Sua jornada pela vida atraves da atuação iluminou um caminho para que eu também encontrasse minha própria 'voz' e criasse uma personagem autêntica, que abrangesse tudo o que sou e vivi. Apenas precisava ser eu mesma! Dançar é sobre criatividade, liberdade, e é a vida que molda quem somos como artistas. Por que esconder nossas inseguranças quando podemos usá-las? Por que temer o desconhecido quando não temos nada a perder?
"Você traz tudo o que é para um personagem. Você traz memórias, você traz triunfos, você traz dor, você traz inseguranças. É isso que torna um personagem humano." – V.D.
Assim que me permiti ser uma Alice imperfeita mas genuína, pude usar todas as minhas incertezas como combustível. Afinal, não estava mais fingindo ser ninguem. Estava contando a minha verdade. Todos nós já nos sentimos um pouco perdidos na vida, incertos sobre qual caminho seguir, sobre o que é ou não realidade, enganados por quem mais confiamos, em busca de familiaridade, descobrindo o amor!!

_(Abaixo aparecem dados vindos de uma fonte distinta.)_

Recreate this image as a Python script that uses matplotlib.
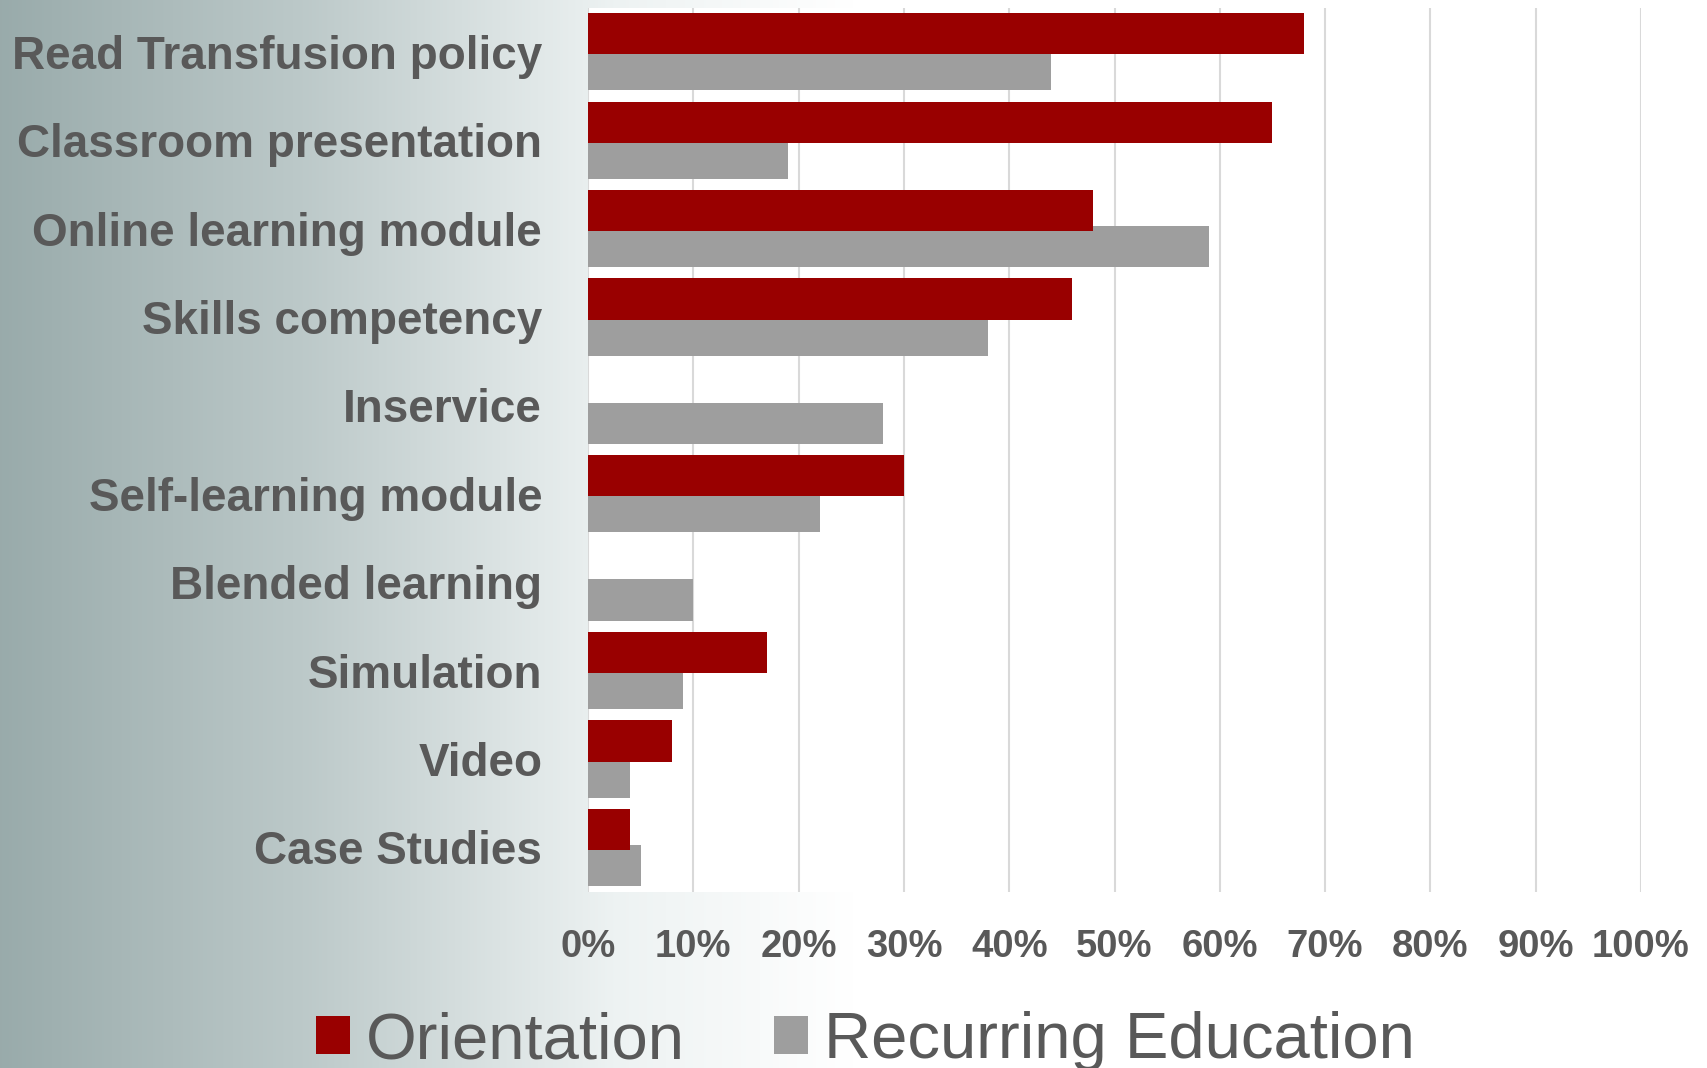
import numpy as np
import matplotlib.pyplot as plt

categories = ["Read Transfusion policy", "Classroom presentation", "Online learning module",
              "Skills competency", "Inservice", "Self-learning module", "Blended learning",
              "Simulation", "Video", "Case Studies"]
orientation = [68, 65, 48, 46, 0, 30, 0, 17, 8, 4]
recurring = [44, 19, 59, 38, 28, 22, 10, 9, 4, 5]
x_ticks = np.arange(0, 101, 10)
x_labels = [f"{v}%" for v in x_ticks]

RED = "#990000"
GRAY = "#9E9E9E"
TEXT = "#595959"
FONT = ["Liberation Sans", "DejaVu Sans"]

fig = plt.figure(figsize=(17.07, 10.68), dpi=100)

# left-to-right gradient background
bg = fig.add_axes([0, 0, 1, 1], zorder=-2)
xs = np.linspace(0, 1, 1707)
stops = [0.0, 0.18, 0.36, 0.5, 1.0]
cols = np.array([[0.60, 0.67, 0.67], [0.74, 0.79, 0.79], [0.93, 0.95, 0.95],
                 [1, 1, 1], [1, 1, 1]])
grad = np.stack([np.interp(xs, stops, cols[:, i]) for i in range(3)], axis=-1)
bg.imshow(grad[np.newaxis, :, :], extent=[0, 1, 0, 1], aspect="auto")
bg.axis("off")

ax = fig.add_axes([0.3445, 0.1652, 0.6168, 0.8277])
ax.set_facecolor("white")
y = np.arange(len(categories))
h = 0.467
off = 0.203
ax.barh(y + off, recurring, height=h, color=GRAY, label="Recurring Education", zorder=2)
ax.barh(y - off, orientation, height=h, color=RED, label="Orientation", zorder=3)

ax.set_ylim(len(categories) - 0.5, -0.5)
ax.set_xlim(0, 100)
ax.set_xticks(x_ticks)
ax.set_xticklabels(x_labels, family=FONT, fontweight="bold", fontsize=27.5, color=TEXT)
ax.set_yticks(y)
ax.set_yticklabels(categories, family=FONT, fontweight="bold", fontsize=33, color=TEXT)
ax.tick_params(axis="x", length=0, pad=27)
ax.tick_params(axis="y", length=0, pad=33)
ax.grid(axis="x", color="#D9D9D9", linewidth=1.5, zorder=0)
ax.set_axisbelow(True)
for s in ax.spines.values():
    s.set_visible(False)

handles, labels = ax.get_legend_handles_labels()
leg = fig.legend(handles[::-1], labels[::-1], loc="center", bbox_to_anchor=(0.507, 0.025),
                 ncol=2, frameon=False, handlelength=0.52, handleheight=0.52,
                 handletextpad=0.25, columnspacing=1.36, borderpad=0,
                 prop={"family": FONT, "size": 47})
for t in leg.get_texts():
    t.set_color(TEXT)

fig.savefig("out.png", dpi=100)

Como posso realmente acreditar no meu valor como artista? Onde encontro coragem para fazer coisas que temo? Devo continuar a me superar ou me sentir satisfeita? O que realmente quero da vida e para onde esse caminho está me levando?
Tentando encontrar estas respostas, ou um propósito, descobri meu lugar no País das Maravilhas! Acreditei que tudo ficaria bem, apesar de dores, machucados, trocas de partner de última hora... e tudo foi mais do que bem. Foi mágico!!! Tive dois parceiros maravilhosos cuidando de mim com quem senti que pude me conectar profundamente.

O momento para minha Alice foi perfeito, e a atriz/escritora Viola descreve esse sentimento melhor do que eu jamais conseguiria:
Pela primeira vez, experimentei a sensação de saber que você merece algo. Não a sensação de ser a melhor, de jeito nenhum. Mas sim como se o seu trabalho árduo ao longo dos anos tivesse significado algo e se amalgamado neste momento "perfeito".
Tornar-me uma artista no verdadeiro sentido da palavra, isso é o que mais quero para mim, e nesse processo mágico de transformação e criação, você começa a acreditar que pode sim ser o que sempre quis (e soube) ser.

Isabella, que estória.
Não sei se você se lembra de mim, sou mãe da Catarina Schatzman, que estudou na escola da sua mãe por um tempo… te conheci ali e desde então te admiro.
Depois de ler este relato, te admiro ainda mais… que guerreira.
O mundo do ballet é cruel e é preciso força e muita persistência para não desistir de tudo.
Resiliência é seu nome.
Você é Força em forma de delicadeza e quem te vê no palco, não imagina tudo pelo o que você passou.
Ver Catarina dançando com você em Copelia foi uma das maiores emoções da minha vida, presente que sua mãe me deu, saiba que te admiro demais, torço muito mais por você e…
Nossa Isabella que texto profundo. Que texto corajoso. Tem momentos que duvidamos de tudo por a gente cansa agente não entende e sim buscar forças externas as vezes faz muito sentido e até mesmo para quem nunca imaginou que faríamos isto. Parabens! Continue cuidando da técnica e da mente e muitas " Alices" em sua vida.